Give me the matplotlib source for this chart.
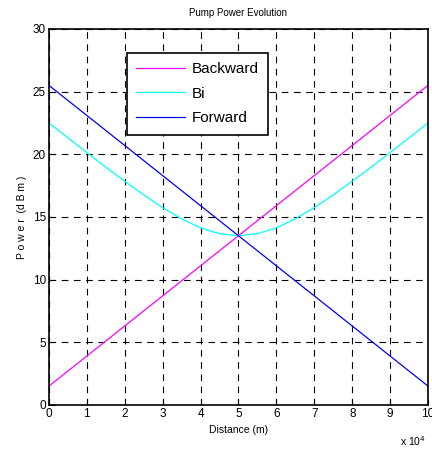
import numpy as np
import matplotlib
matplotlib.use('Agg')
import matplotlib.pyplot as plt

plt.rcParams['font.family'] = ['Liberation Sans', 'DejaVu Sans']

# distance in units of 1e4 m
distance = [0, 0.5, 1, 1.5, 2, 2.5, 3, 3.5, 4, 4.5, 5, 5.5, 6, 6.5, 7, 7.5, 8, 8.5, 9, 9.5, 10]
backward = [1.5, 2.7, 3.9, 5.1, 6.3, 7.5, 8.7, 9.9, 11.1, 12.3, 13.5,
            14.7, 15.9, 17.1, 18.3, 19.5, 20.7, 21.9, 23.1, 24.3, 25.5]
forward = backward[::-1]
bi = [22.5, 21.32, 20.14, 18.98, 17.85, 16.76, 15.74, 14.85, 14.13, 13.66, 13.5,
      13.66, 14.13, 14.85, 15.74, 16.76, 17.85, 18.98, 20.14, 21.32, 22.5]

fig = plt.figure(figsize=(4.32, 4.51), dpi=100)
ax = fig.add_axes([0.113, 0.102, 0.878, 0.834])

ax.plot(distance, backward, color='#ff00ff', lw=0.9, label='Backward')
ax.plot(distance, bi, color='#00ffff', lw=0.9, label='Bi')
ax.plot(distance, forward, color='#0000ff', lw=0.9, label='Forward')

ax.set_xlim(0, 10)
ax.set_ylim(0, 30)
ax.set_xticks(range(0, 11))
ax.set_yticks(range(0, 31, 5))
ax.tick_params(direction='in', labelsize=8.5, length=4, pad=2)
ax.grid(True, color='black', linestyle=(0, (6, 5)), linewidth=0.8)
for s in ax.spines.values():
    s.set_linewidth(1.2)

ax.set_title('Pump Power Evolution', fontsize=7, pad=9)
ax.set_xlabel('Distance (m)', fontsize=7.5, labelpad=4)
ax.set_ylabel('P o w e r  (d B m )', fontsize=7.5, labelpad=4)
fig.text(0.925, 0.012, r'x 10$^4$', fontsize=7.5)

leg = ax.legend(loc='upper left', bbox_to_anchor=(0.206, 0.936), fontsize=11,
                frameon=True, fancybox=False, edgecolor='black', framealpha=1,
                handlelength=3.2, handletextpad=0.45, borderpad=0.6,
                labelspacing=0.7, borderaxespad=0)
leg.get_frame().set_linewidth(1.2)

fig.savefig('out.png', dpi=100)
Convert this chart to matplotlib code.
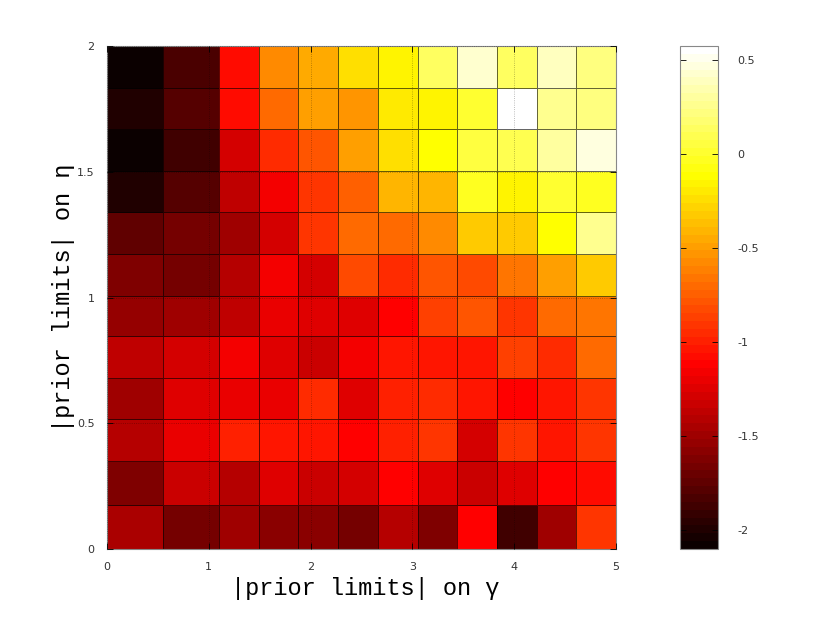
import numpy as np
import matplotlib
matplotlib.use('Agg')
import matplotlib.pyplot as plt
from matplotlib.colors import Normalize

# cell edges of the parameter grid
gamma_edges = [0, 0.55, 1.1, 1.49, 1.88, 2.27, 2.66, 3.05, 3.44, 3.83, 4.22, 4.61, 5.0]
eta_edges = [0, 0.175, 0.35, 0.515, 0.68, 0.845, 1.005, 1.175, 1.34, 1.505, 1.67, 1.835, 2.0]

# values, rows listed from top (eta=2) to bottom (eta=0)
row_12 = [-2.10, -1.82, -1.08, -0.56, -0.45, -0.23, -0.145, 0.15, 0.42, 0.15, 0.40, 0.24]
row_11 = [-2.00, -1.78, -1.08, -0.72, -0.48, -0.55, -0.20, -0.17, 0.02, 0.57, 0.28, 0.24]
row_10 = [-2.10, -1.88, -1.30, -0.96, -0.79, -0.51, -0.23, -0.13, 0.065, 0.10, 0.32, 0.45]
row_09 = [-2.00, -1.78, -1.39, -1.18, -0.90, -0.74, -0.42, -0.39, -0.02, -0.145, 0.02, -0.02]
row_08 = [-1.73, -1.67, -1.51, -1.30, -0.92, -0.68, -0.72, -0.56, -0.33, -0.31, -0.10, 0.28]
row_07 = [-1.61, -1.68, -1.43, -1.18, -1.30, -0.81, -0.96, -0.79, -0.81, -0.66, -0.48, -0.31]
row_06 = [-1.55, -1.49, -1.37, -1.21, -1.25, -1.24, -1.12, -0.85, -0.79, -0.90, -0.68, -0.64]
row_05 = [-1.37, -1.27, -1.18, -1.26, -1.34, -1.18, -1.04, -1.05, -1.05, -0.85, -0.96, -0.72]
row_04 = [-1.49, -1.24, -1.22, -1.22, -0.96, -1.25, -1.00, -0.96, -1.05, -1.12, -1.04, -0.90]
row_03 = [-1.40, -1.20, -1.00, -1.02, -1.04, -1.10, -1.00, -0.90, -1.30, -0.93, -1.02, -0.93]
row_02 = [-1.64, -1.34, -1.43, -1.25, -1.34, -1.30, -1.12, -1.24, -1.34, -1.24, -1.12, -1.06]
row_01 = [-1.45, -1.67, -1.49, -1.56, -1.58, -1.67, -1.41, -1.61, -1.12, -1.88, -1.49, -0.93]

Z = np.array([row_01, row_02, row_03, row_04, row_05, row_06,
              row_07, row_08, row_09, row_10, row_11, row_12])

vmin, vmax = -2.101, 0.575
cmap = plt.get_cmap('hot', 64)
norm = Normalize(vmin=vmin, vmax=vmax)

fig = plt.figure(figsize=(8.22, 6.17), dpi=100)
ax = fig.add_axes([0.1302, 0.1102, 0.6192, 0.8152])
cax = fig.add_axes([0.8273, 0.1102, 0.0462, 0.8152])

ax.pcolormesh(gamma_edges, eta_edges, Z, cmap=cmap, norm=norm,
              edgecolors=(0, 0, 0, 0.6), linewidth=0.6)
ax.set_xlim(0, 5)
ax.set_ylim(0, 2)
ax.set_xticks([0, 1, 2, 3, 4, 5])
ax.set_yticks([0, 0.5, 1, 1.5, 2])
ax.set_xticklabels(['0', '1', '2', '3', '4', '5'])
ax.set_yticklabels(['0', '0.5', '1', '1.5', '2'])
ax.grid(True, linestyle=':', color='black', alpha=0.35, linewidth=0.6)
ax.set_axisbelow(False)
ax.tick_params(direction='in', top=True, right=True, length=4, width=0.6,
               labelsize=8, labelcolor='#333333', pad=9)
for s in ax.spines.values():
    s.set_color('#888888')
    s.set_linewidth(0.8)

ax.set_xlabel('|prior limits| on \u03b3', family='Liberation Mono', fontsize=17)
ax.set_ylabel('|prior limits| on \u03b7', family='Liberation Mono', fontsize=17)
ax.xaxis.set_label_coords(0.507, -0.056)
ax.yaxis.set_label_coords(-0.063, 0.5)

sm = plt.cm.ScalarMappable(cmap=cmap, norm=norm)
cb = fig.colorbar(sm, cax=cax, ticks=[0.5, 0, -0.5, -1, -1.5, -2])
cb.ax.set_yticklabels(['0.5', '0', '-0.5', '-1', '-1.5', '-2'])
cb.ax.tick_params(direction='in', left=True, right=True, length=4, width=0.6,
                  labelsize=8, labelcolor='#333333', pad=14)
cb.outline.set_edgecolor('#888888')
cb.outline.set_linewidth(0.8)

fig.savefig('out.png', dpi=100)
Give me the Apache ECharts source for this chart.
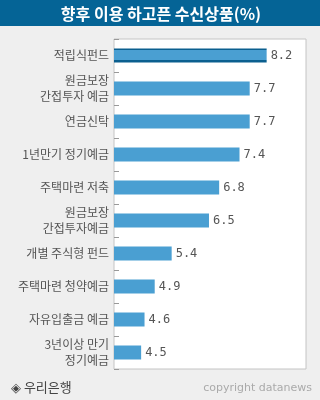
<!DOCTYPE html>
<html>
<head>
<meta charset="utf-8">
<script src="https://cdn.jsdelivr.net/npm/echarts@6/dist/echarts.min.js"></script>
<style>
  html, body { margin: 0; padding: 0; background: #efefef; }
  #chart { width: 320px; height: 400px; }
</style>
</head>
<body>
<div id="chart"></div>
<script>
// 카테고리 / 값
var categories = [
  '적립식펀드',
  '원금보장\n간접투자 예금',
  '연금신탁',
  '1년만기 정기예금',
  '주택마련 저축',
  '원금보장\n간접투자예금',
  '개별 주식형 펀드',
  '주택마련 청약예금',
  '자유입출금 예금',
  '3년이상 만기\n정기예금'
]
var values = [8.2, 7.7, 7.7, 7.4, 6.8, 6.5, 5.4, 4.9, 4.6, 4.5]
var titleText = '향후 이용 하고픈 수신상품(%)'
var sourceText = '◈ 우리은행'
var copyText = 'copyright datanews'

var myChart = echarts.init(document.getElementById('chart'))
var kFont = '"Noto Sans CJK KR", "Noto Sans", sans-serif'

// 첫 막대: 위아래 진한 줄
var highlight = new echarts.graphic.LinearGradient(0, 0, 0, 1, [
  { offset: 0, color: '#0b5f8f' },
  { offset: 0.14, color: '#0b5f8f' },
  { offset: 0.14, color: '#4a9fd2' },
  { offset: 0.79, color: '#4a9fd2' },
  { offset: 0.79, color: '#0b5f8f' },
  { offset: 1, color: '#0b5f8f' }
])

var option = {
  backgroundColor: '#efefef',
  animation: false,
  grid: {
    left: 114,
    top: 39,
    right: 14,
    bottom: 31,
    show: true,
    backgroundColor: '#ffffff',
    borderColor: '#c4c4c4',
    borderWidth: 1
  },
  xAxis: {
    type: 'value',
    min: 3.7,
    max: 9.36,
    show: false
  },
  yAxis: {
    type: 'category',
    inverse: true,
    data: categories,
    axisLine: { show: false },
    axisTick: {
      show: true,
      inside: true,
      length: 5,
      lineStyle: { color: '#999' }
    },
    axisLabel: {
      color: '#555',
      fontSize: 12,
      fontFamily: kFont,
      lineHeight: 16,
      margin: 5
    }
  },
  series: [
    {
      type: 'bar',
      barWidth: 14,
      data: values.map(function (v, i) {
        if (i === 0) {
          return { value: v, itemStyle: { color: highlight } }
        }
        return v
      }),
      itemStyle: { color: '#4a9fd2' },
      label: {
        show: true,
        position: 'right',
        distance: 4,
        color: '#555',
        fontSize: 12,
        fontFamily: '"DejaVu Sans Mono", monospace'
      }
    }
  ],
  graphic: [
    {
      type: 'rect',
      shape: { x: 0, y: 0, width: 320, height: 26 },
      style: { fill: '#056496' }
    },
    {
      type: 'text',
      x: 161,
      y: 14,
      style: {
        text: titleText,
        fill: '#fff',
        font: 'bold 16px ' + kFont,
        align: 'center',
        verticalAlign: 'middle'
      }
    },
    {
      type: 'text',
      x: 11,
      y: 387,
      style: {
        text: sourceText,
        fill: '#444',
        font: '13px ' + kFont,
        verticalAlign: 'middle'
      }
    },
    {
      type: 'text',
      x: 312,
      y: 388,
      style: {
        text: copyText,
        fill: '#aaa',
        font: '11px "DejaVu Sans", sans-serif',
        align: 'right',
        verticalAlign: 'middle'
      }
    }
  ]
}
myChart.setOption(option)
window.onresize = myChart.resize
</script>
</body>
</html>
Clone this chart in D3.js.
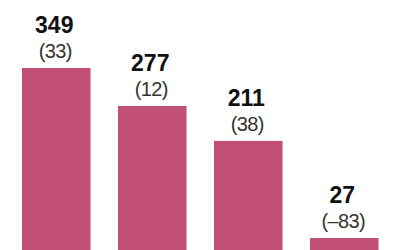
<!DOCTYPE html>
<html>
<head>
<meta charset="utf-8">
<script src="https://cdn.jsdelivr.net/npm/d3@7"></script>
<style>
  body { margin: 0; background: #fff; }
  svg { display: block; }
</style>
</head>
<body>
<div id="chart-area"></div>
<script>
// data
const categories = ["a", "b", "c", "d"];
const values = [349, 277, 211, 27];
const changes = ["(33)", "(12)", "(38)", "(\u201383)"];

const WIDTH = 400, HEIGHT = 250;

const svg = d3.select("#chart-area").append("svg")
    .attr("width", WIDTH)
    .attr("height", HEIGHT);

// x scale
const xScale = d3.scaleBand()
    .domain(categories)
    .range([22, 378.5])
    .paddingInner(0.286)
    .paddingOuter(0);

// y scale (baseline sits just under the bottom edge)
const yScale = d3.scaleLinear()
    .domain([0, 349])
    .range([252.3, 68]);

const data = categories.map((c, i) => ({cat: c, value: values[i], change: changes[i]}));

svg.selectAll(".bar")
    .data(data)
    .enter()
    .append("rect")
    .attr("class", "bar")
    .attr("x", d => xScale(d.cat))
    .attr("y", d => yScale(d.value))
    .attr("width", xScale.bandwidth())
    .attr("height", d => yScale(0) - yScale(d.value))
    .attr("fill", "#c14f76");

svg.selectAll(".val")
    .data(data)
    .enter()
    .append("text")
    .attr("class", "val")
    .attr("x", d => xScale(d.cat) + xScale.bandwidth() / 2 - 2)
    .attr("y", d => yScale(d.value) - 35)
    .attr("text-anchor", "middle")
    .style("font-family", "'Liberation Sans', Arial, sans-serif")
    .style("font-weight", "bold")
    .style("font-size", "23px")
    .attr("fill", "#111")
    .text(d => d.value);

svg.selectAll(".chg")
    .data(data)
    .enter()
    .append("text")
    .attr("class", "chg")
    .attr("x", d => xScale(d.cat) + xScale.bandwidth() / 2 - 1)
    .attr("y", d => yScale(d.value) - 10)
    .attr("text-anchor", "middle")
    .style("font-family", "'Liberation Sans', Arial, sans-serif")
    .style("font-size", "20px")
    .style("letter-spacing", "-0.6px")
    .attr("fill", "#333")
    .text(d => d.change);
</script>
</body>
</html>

REQUEST - Pictures stay out. Repeat only the lines from the beginning of the data through the line that has "s.set_linewidth(1.2)".

FULL OUTPUT -
Give me the matplotlib source for this chart.
import numpy as np
import matplotlib
matplotlib.use('Agg')
import matplotlib.pyplot as plt

plt.rcParams['font.family'] = ['Liberation Sans', 'DejaVu Sans']

# distance in units of 1e4 m
distance = [0, 0.5, 1, 1.5, 2, 2.5, 3, 3.5, 4, 4.5, 5, 5.5, 6, 6.5, 7, 7.5, 8, 8.5, 9, 9.5, 10]
backward = [1.5, 2.7, 3.9, 5.1, 6.3, 7.5, 8.7, 9.9, 11.1, 12.3, 13.5,
            14.7, 15.9, 17.1, 18.3, 19.5, 20.7, 21.9, 23.1, 24.3, 25.5]
forward = backward[::-1]
bi = [22.5, 21.32, 20.14, 18.98, 17.85, 16.76, 15.74, 14.85, 14.13, 13.66, 13.5,
      13.66, 14.13, 14.85, 15.74, 16.76, 17.85, 18.98, 20.14, 21.32, 22.5]

fig = plt.figure(figsize=(4.32, 4.51), dpi=100)
ax = fig.add_axes([0.113, 0.102, 0.878, 0.834])

ax.plot(distance, backward, color='#ff00ff', lw=0.9, label='Backward')
ax.plot(distance, bi, color='#00ffff', lw=0.9, label='Bi')
ax.plot(distance, forward, color='#0000ff', lw=0.9, label='Forward')

ax.set_xlim(0, 10)
ax.set_ylim(0, 30)
ax.set_xticks(range(0, 11))
ax.set_yticks(range(0, 31, 5))
ax.tick_params(direction='in', labelsize=8.5, length=4, pad=2)
ax.grid(True, color='black', linestyle=(0, (6, 5)), linewidth=0.8)
for s in ax.spines.values():
    s.set_linewidth(1.2)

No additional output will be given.